I remembered and leapt up to get the tape for Wendy of her poem, "I Wish," played and sung for her by our Paulfriend, entrusted to me to be delivered directly by hand, with heart. She cued it up and I strongly encouraged those who had flash cameras to capture her reaction, so I could present the photo later to Paul who wanted so badly to be with us in this moment. Wendy then began look endlessly, timelessly away while listening and I mercilessly urged the others to take a picture. But they were captivated by Wendy's captivation and only Curt could muster the presence of mind to lift his Polaroid and push the button (he was apparently more accustomed than we were to seeing his wife recede and melt into faraway states of solemn ecstasy). The camera noise was clamorous and distracted an instant from the spell of the welling up of Wendy's eyes.

 

...deep within the secret waters that lie behind my eyes

--W. Vig

 

We chatted warmly to the bottom of the bottle of champagne.

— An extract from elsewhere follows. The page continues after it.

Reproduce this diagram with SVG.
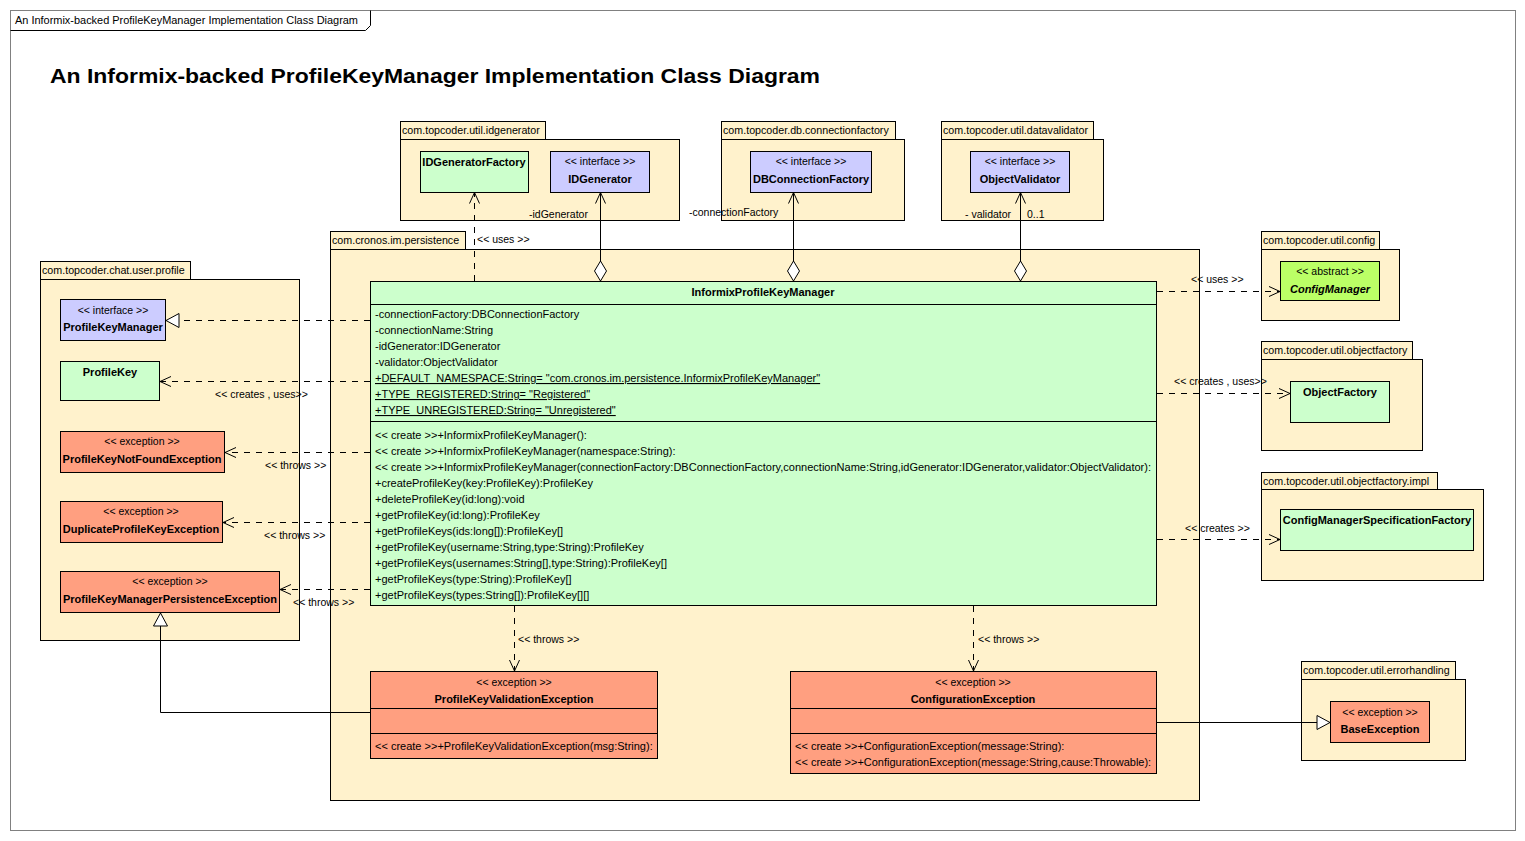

Wendy and I then conducted Yann to his room at a nearby Motel 6. On our way back, as friendly Wendy and I thoughtfully talked, over the windshield wafted, in silent feathered mysterious splendor, a pure white Snowy Owl! It's beauty was prominent and distinct beneath a streetlight, right there in the city, just for us. It widened our eyes and was surely a sign of the wonder of what it was like to finally be with Wendy, she with me. At her home we all found places of repose and joined Dawn in her state of thankful late peaceheavy sleep.